Far more interesting than staring at the table though, is to watch them play via this video:

[youtube https://www.youtube.com/watch?v=rPKwMWFo7Nk&w=854&h=480]

We now evaluate the ability of the presented approach to learn without a fixed goal at training time, and adapt to varying goals at test time. These experiments are performed in the Battle scenario. We use three training regimes: (a) fixed goal vector during training, (b) random goal vector with each value sampled uniformly from [0, 1] for every episode, and (c) random goal vector with each value sampled uniformly from [−1, 1] for every episode.

Here we see the results:

Models trained without knowing the goal in advance (b,c) perform nearly as well as a dedicated model trained for the eventual goal (a). All models generalise to new goals, but those trained with a variety of goals (b,c) generalise much better.

An ablation study showed that:

… predicting multiple measurements significantly improves the performance of the learned model, even when it is evaluated by only one of those measurements. Predicting measurements at multiple futures is also beneficial.
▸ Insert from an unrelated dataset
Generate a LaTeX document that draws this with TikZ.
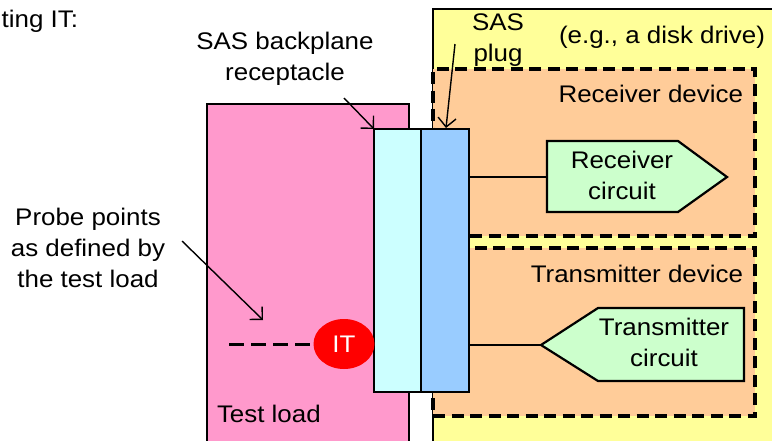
\documentclass[tikz,border=0pt]{standalone}
\usepackage{fontspec}
\setmainfont[FakeStretch=1.08]{Liberation Sans}
\usetikzlibrary{arrows.meta,shapes.geometric}

\definecolor{yellowbg}{HTML}{FFFF99}
\definecolor{peach}{HTML}{FFCC99}
\definecolor{pinkbg}{HTML}{FF99CC}
\definecolor{cyanbg}{HTML}{CCFFFF}
\definecolor{bluebg}{HTML}{99CCFF}
\definecolor{greenbg}{HTML}{CCFFCC}
\definecolor{itred}{HTML}{FF0000}

% centred multi-line label whose baseline is that of the first line
\newcommand{\linesc}[1]{\begin{tabular}[t]{@{}c@{}}#1\end{tabular}}

\begin{document}
\begin{tikzpicture}[x=1pt,y=-1pt,
  every node/.style={font=\fontsize{24}{31}\selectfont, inner sep=0pt, outer sep=0pt},
  panel/.style={draw=black, line width=2.2pt, anchor=north west},
  devbox/.style={draw=black, line width=3.2pt, dash pattern=on 12pt off 6.5pt,
                 fill=peach, anchor=north west},
  circ/.style={draw=black, line width=2.2pt, fill=greenbg, line join=miter},
  wire/.style={draw=black, line width=1.6pt},
  probeline/.style={draw=black, line width=3pt, dash pattern=on 15pt off 7pt},
  callout/.style={draw=black, line width=1.4pt,
                  -{Straight Barb[length=9pt,width=18pt,line width=1.4pt]}},
  lbl/.style={anchor=base},
]
\useasboundingbox (0,0) rectangle (772,440);
\clip (0,0) rectangle (772,440);
\fill[white] (0,0) rectangle (772,440);

% the drive and its two devices
\node[panel, line width=1.6pt, fill=yellowbg, minimum width=360pt, minimum height=450pt]
  (drive) at (433,9) {};
\node[devbox, minimum width=322pt, minimum height=167pt] (rxdev) at (433,69) {};
\node[devbox, minimum width=322pt, minimum height=168pt] (txdev) at (433,248) {};

% test load with the receptacle and the plug
\node[panel, fill=pinkbg, minimum width=202pt, minimum height=360pt] (load) at (207,104) {};
\node[panel, fill=cyanbg, minimum width=47pt, minimum height=263pt] (recep) at (374,129) {};
\node[panel, fill=bluebg, minimum width=48pt, minimum height=263pt] (plug) at (421,129) {};

% interoperability point and probe line
\node[ellipse, fill=itred, minimum width=61pt, minimum height=50pt, text=white]
  (it) at (344,344) {IT};
\coordinate (probe) at (229,344);
\draw[probeline] (probe) -- (it.west);

% receiver circuit
\coordinate (rxin) at (547,177);
\draw[circ] (547,141) -- (678,141) -- (727,177) -- (678,212) -- (547,212) -- cycle;
\draw[wire] (plug.east |- rxin) -- (rxin);
\node[lbl] (rxtext) at (622,168) {\linesc{Receiver\\circuit}};

% transmitter circuit
\coordinate (txin) at (541,345);
\draw[circ] (541,345) -- (598,308) -- (744,308) -- (744,381) -- (598,381) -- cycle;
\draw[wire] (plug.east |- txin) -- (txin);
\node[lbl] (txtext) at (664,335) {\linesc{Transmitter\\circuit}};

% labels
\node[anchor=base east] (intro) at (78,27) {ting IT:};
\node[lbl] (bplabel) at (285,49) {\linesc{SAS backplane\\receptacle}};
\node[lbl] (pluglabel) at (498,30) {\linesc{SAS\\plug}};
\node[anchor=base east] (eg) at (765,43) {(e.g., a disk drive)};
\node[anchor=base east] (rxlabel) at (743,102) {Receiver device};
\node[anchor=base east] (txlabel) at (743,282) {Transmitter device};
\node[lbl] (probelabel) at (88,225) {\linesc{Probe points\\as defined by\\the test load}};
\node[anchor=base west] (loadlabel) at (217,422) {Test load};

% call-out arrows
\coordinate (bptail) at (344,98);
\draw[callout] (bptail) -- (recep.north west);
\coordinate (plugtail) at (455,44);
\coordinate (plugtip) at (446,128);
\draw[callout] (plugtail) -- (plugtip);
\coordinate (probetail) at (182,241);
\coordinate (probetip) at (263,320);
\draw[callout] (probetail) -- (probetip);
\end{tikzpicture}
\end{document}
This supports the intuition that a dense flow of multivariate measurements is a better training signal than a scalar reward.

Where next?

Our experiments have demonstrated that this simple approach outperforms sophisticated deep reinforcement learning formulations on challenging tasks in immersive environments… The presented work can be extended in multiple ways that are important for broadening the range of behaviors that can be learned.

  1. The present model is purely reactive, a memory component could be integrated and ‘may yield substantial advances.’
  2. Temporal abstraction and hierarchical organisation of learned skills will likely be necessary for significant progress in behavioural sophistication.
  3. The ideas could be applied to continuous actions (not just discrete action spaces as in this work)
  4. Predicting features learned directly from rich sensory input could blur the distinction between sensory and measurement streams.